● **Task to carry out**:
Print, word for word, every line from the beginning of the listing up to and including the line with "-23.6, -29.3, -35.5];". Pictures are to be excluded.

BEGIN Collected material

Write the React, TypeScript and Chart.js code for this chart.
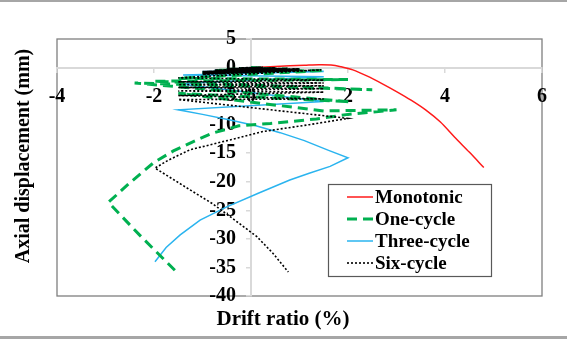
import React, { useEffect, useRef } from 'react';
import { Chart, registerables } from 'chart.js';

Chart.register(...registerables);

// ---------- data (drift ratio %, axial displacement mm) ----------
const seriesNames = ['Monotonic', 'One-cycle', 'Three-cycle', 'Six-cycle'];

const monoDrift = [0, 0.4, 0.8, 1.1, 1.4, 1.65, 1.85, 2.1, 2.4, 2.7, 3.0, 3.3, 3.6, 3.9, 4.2, 4.5, 4.8];
const monoDisp = [0, 0.15, 0.3, 0.4, 0.5, 0.45, 0.15, -0.4, -1.5, -2.8, -4.2, -5.7, -7.4, -9.5, -12.2, -14.8, -17.5];

const oneDrift = [0, 0.25, -0.25, 0.5, -0.5, 0.75, -0.75, 1.0, -1.0, 1.5, -1.5, 2.0, -2.0, 2.5, -2.4, 2.04, -1.5, 1.5, 3.0, 2.0, 1.35, 0.4, -0.25, -0.8, -1.2, -1.6, -2.0, -2.5, -2.94, -2.3, -1.57];
const oneDisp = [0, -0.1, -0.2, -0.15, -0.35, -0.25, -0.5, -0.35, -0.9, -0.5, -1.9, -2.1, -2.4, -3.9, -2.7, -6.0, -4.5, -7.6, -7.4, -8.2, -9.0, -9.8, -10.2, -11.5, -13.0, -14.6, -16.6, -20.2, -23.6, -29.3, -35.5];

const threeDrift = [0, 0.25, -0.25, 0.25, -0.25, 0.25, -0.25, 0.5, -0.5, 0.5, -0.5, 0.5, -0.5, 0.75, -0.75, 0.75, -0.75, 0.75, -0.75, 1.0, -1.0, 1.0, -1.0, 1.0, -1.0, 1.5, -1.4, 1.5, -1.5, 1.5, -1.5, -1.0, -0.43, 0.1, 0.6, 1.1, 1.6, 2.0, 1.63, 1.2, 0.8, 0.15, -0.5, -1.05, -1.46, -1.75, -1.98];
const threeDisp = [0, -0.05, -0.1, -0.08, -0.15, -0.1, -0.18, -0.12, -0.25, -0.15, -0.3, -0.2, -0.35, -0.25, -0.45, -0.3, -0.5, -0.35, -0.55, -0.4, -0.7, -0.45, -0.8, -0.5, -0.9, -0.7, -1.3, -1.6, -2.85, -5.95, -7.4, -8.2, -9.2, -10.2, -11.4, -12.8, -14.5, -15.8, -17.3, -18.5, -19.7, -22.0, -24.4, -26.7, -29.3, -31.5, -34.0];

const sixDrift = [0,
  0.25, -0.25, 0.25, -0.25, 0.25, -0.25, 0.25, -0.25, 0.25, -0.25, 0.25, -0.25,
  0.5, -0.5, 0.5, -0.5, 0.5, -0.5, 0.5, -0.5, 0.5, -0.5, 0.5, -0.5,
  0.75, -0.75, 0.75, -0.75, 0.75, -0.75, 0.75, -0.75, 0.75, -0.75, 0.75, -0.75,
  1.0, -1.0, 1.0, -1.0, 1.0, -1.0, 1.0, -1.0, 1.0, -1.0, 1.0, -1.0,
  1.45, -1.5, 1.5, -1.5, 1.5, -1.5, 1.5, -1.5, 1.5, -1.5, 1.5, -1.5, 1.5, -1.5,
  2.0, 1.2, 0.25, -0.4, -1.26, -1.7, -1.98, -1.6, -1.26, -0.8, -0.43, 0.12, 0.45, 0.77];
const sixDisp = [0,
  0.05, -0.05, 0.03, -0.08, 0.02, -0.1, 0, -0.12, -0.02, -0.14, -0.03, -0.15,
  -0.05, -0.2, -0.08, -0.25, -0.1, -0.28, -0.12, -0.3, -0.14, -0.33, -0.15, -0.35,
  -0.15, -0.45, -0.18, -0.5, -0.2, -0.55, -0.22, -0.6, -0.25, -0.62, -0.28, -0.65,
  -0.2, -0.7, -0.25, -0.8, -0.3, -0.9, -0.35, -1.0, -0.4, -1.1, -0.45, -1.2,
  -0.4, -1.8, -2.2, -2.5, -2.7, -3.0, -3.2, -3.5, -3.7, -4.1, -4.3, -4.9, -5.5, -5.6,
  -8.9, -10.0, -11.2, -12.6, -14.4, -16.2, -17.6, -19.6, -21.4, -23.8, -26.1, -29.6, -32.5, -35.8];

const xTickValues = [-4, -2, 0, 2, 4, 6];
const yTickValues = [5, 0, -5, -10, -15, -20, -25, -30, -35, -40];

const xTitle = 'Drift ratio (%)';
const yTitle = 'Axial displacement (mm)';

const FONT = "'Liberation Serif', 'Times New Roman', serif";

function zip(xs: number[], ys: number[]) {
  return xs.map((x, i) => ({ x, y: ys[i] }));
}

const decorPlugin = {
  id: 'decor',
  beforeDraw(chart: any) {
    const { ctx, chartArea: a, width, height } = chart;
    ctx.save();
    ctx.fillStyle = '#ffffff';
    ctx.fillRect(0, 0, width, height);
    ctx.fillStyle = '#a6a6a6';
    ctx.fillRect(0, 0, width, 2);
    ctx.fillRect(0, height - 3, width, 3);
    ctx.strokeStyle = '#7f7f7f';
    ctx.lineWidth = 1.3;
    ctx.strokeRect(a.left, a.top, a.right - a.left, a.bottom - a.top);
    ctx.restore();
  },
  afterDraw(chart: any) {
    const { ctx } = chart;
    ctx.save();
    // axis titles
    ctx.fillStyle = '#000';
    ctx.font = `bold 21px ${FONT}`;
    ctx.textAlign = 'center';
    ctx.textBaseline = 'middle';
    ctx.fillText(xTitle, 283, 320);
    ctx.save();
    ctx.translate(24, 156);
    ctx.rotate(-Math.PI / 2);
    ctx.font = `bold 20px ${FONT}`;
    ctx.fillText(yTitle, 0, 0);
    ctx.restore();

    // legend
    const bx = 328.5, by = 184.5, bw = 163, bh = 92;
    ctx.fillStyle = '#fff';
    ctx.fillRect(bx, by, bw, bh);
    ctx.strokeStyle = '#595959';
    ctx.lineWidth = 1.2;
    ctx.strokeRect(bx, by, bw, bh);
    const rows = [197, 219, 241, 263];
    chart.data.datasets.forEach((ds: any, i: number) => {
      const y = rows[i];
      ctx.save();
      ctx.strokeStyle = ds.borderColor;
      ctx.lineWidth = ds.borderWidth;
      ctx.setLineDash(ds.borderDash || []);
      ctx.beginPath();
      ctx.moveTo(347, y);
      ctx.lineTo(373, y);
      ctx.stroke();
      ctx.restore();
      ctx.fillStyle = '#000';
      ctx.font = `bold 19px ${FONT}`;
      ctx.textAlign = 'left';
      ctx.textBaseline = 'middle';
      ctx.fillText(seriesNames[i], 375, y + 1);
    });
    ctx.restore();
  },
};

export default function App() {
  const ref = useRef<HTMLCanvasElement | null>(null);
  useEffect(() => {
    if (!ref.current) return;
    const tickFont = { family: FONT, size: 20, weight: 'bold' as const };
    const chart = new Chart(ref.current, {
      type: 'line',
      data: {
        datasets: [
          {
            label: seriesNames[0],
            data: zip(monoDrift, monoDisp),
            borderColor: '#ff1a1a',
            borderWidth: 1.5,
            pointRadius: 0,
            tension: 0.3,
            fill: false,
            order: 3,
          },
          {
            label: seriesNames[1],
            data: zip(oneDrift, oneDisp),
            borderColor: '#00b050',
            borderWidth: 3,
            borderDash: [10, 6],
            pointRadius: 0,
            tension: 0,
            fill: false,
            order: 1,
          },
          {
            label: seriesNames[2],
            data: zip(threeDrift, threeDisp),
            borderColor: '#2ab4ef',
            borderWidth: 1.5,
            pointRadius: 0,
            tension: 0,
            fill: false,
            order: 2,
          },
          {
            label: seriesNames[3],
            data: zip(sixDrift, sixDisp),
            borderColor: '#000000',
            borderWidth: 1.6,
            borderDash: [2, 2],
            pointRadius: 0,
            tension: 0,
            fill: false,
            order: 0,
          },
        ],
      },
      options: {
        responsive: false,
        animation: false,
        parsing: false as any,
        layout: { padding: { left: 57, right: 25, top: 39, bottom: 43 } },
        plugins: { legend: { display: false }, tooltip: { enabled: false } },
        scales: {
          x: {
            type: 'linear',
            position: { y: 0 } as any,
            min: xTickValues[0],
            max: xTickValues[xTickValues.length - 1],
            ticks: {
              stepSize: xTickValues[1] - xTickValues[0],
              font: tickFont,
              color: '#000',
              padding: 13,
              maxRotation: 0,
              minRotation: 0,
              autoSkip: false,
            },
            grid: { display: true, drawOnChartArea: false, drawTicks: true, tickLength: 4, color: '#d9d9d9', lineWidth: 1.5 },
            border: { display: true, color: '#d9d9d9', width: 2 },
          },
          y: {
            type: 'linear',
            position: { x: 0 } as any,
            min: yTickValues[yTickValues.length - 1],
            max: yTickValues[0],
            ticks: {
              stepSize: yTickValues[0] - yTickValues[1],
              font: tickFont,
              color: '#000',
              padding: 10,
              autoSkip: false,
              callback: (v: any) => `${v}   `,
            },
            grid: { display: true, drawOnChartArea: false, drawTicks: true, tickLength: 4, color: '#d9d9d9', lineWidth: 1.5 },
            border: { display: true, color: '#d9d9d9', width: 2 },
          },
        },
      },
      plugins: [decorPlugin],
    });
    return () => chart.destroy();
  }, []);
  return (
    <div style={{ position: 'absolute', left: 0, top: 0, width: 567, height: 339 }}>
      <canvas ref={ref} width={567} height={339} style={{ display: 'block', width: 567, height: 339 }} />
    </div>
  );
}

END Collected material

● **Correct answer**:
Write the React, TypeScript and Chart.js code for this chart.
import React, { useEffect, useRef } from 'react';
import { Chart, registerables } from 'chart.js';

Chart.register(...registerables);

// ---------- data (drift ratio %, axial displacement mm) ----------
const seriesNames = ['Monotonic', 'One-cycle', 'Three-cycle', 'Six-cycle'];

const monoDrift = [0, 0.4, 0.8, 1.1, 1.4, 1.65, 1.85, 2.1, 2.4, 2.7, 3.0, 3.3, 3.6, 3.9, 4.2, 4.5, 4.8];
const monoDisp = [0, 0.15, 0.3, 0.4, 0.5, 0.45, 0.15, -0.4, -1.5, -2.8, -4.2, -5.7, -7.4, -9.5, -12.2, -14.8, -17.5];

const oneDrift = [0, 0.25, -0.25, 0.5, -0.5, 0.75, -0.75, 1.0, -1.0, 1.5, -1.5, 2.0, -2.0, 2.5, -2.4, 2.04, -1.5, 1.5, 3.0, 2.0, 1.35, 0.4, -0.25, -0.8, -1.2, -1.6, -2.0, -2.5, -2.94, -2.3, -1.57];
const oneDisp = [0, -0.1, -0.2, -0.15, -0.35, -0.25, -0.5, -0.35, -0.9, -0.5, -1.9, -2.1, -2.4, -3.9, -2.7, -6.0, -4.5, -7.6, -7.4, -8.2, -9.0, -9.8, -10.2, -11.5, -13.0, -14.6, -16.6, -20.2, -23.6, -29.3, -35.5];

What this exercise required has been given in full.